Our Government Responds


Having just watched the evening news re the blowup in the Middle East, I've decided I need to vent. This administration's responses to petty provocations to the Muslim world first by a backwoods preacher and now by some disgruntled Coptic immigrants (in the film _Innocence of Muslims_) leave me deeply disturbed.

It took this administration until Thursday before it mentioned Americans' First Amendment right to express themselves,
no matter how crudely. Why wasn't this tack taken in the Terry Jones kerfuffle? Why did this administration choose to blow such an obscure person into such prominence over the burning of a Qur'an? For Pete's sake, are they suggesting that we Christians now have the right to be "understood" if we burn down a few TV and movie studios over the nightly insults we get from the entertainment industry? I dare hope not!
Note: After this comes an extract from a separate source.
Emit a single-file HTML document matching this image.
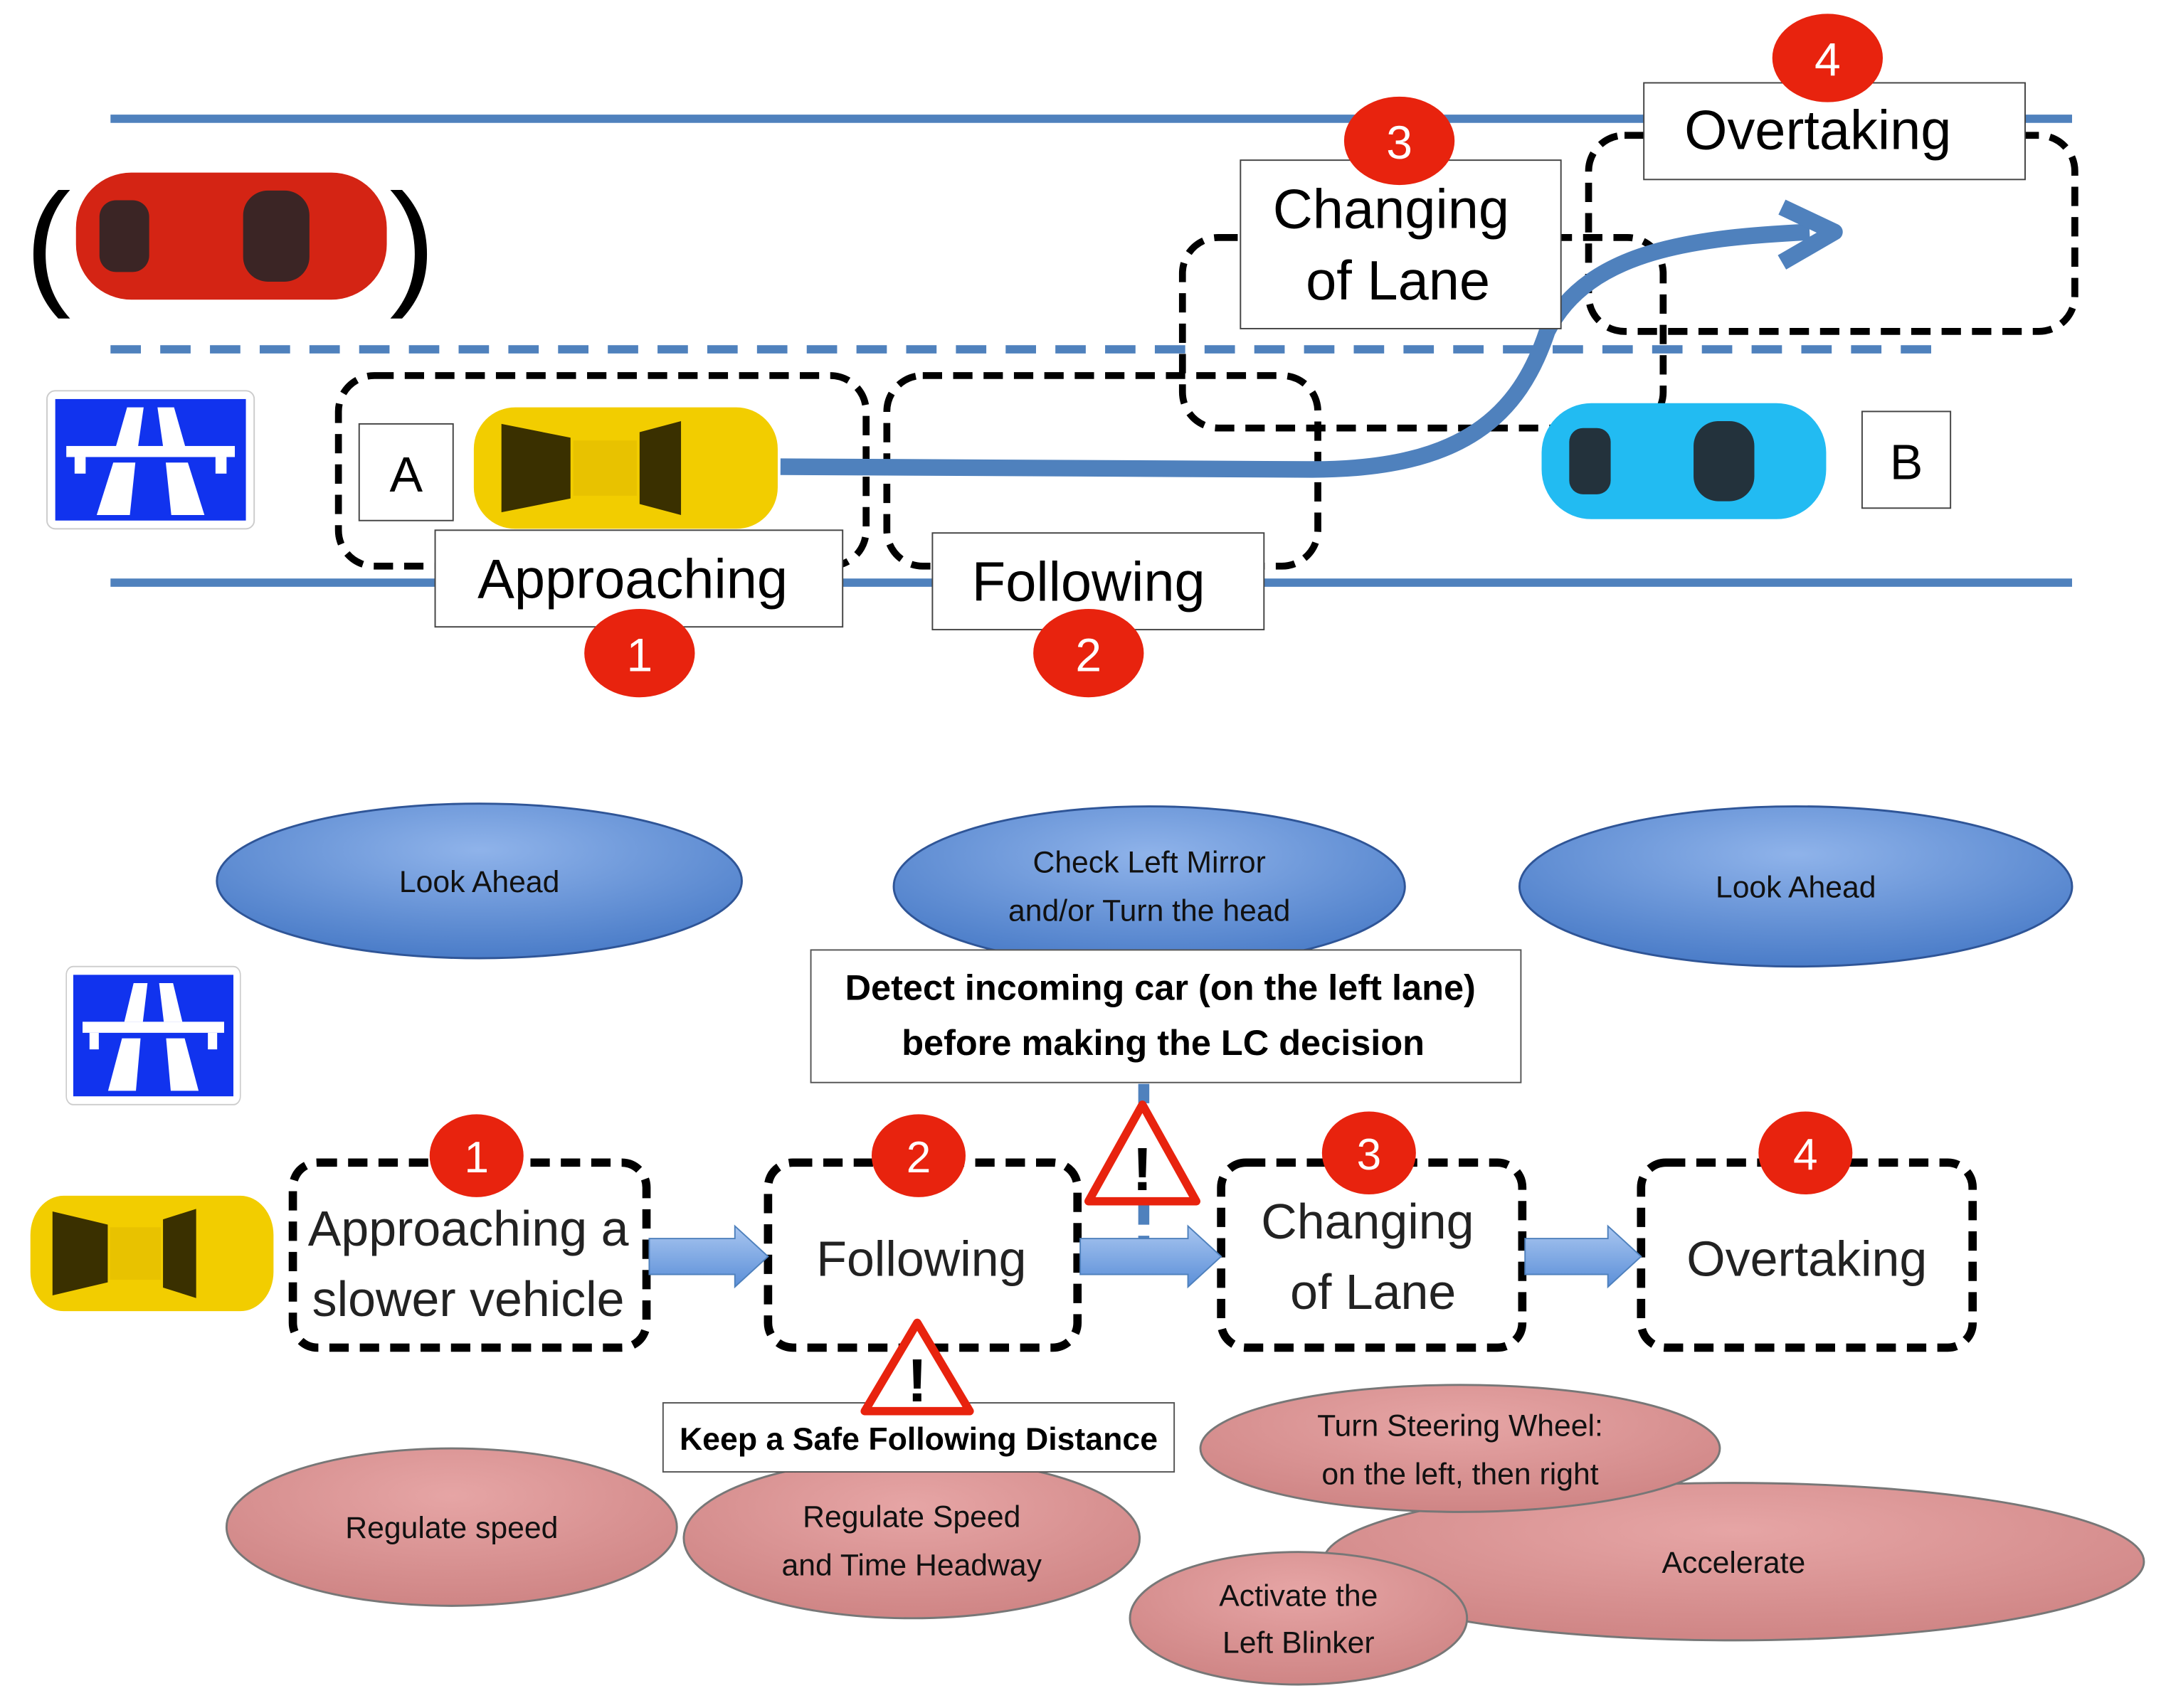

Hillary Clinton should've clearly told the Muslim world that the same First Amendment that protects an Imam's right to call the Jews "relatives of apes and pigs" (it's there in Sura 2:65 or thereabouts and repeated again in Sura 7)--surely offensive to many of us, Jewish or not--Bill Maher's right to say downright nasty things about his Catholic upbringing (and I am not a RC), also protects Terry Jones' right to burn a Qur'an (which, BTW, is an act of which I do not approve) and a bunch of Copts' right to let out their true feelings about the majority religion of their Old Country when they're safe here in the USA. Mrs Clinton also ought to tell the Islamic world--where Christian girls are often kidnapped and raped in Egypt; Christian and Hindu girls meet the same treatment in Pakistan; where the 5% of the Bangladeshi population that is non-Muslim female experiences 98% of the rapes (and not from their own men)--that if it wants the respect of the rest of us, it really needs to clean up its own act vis-a-vis its religious minorities.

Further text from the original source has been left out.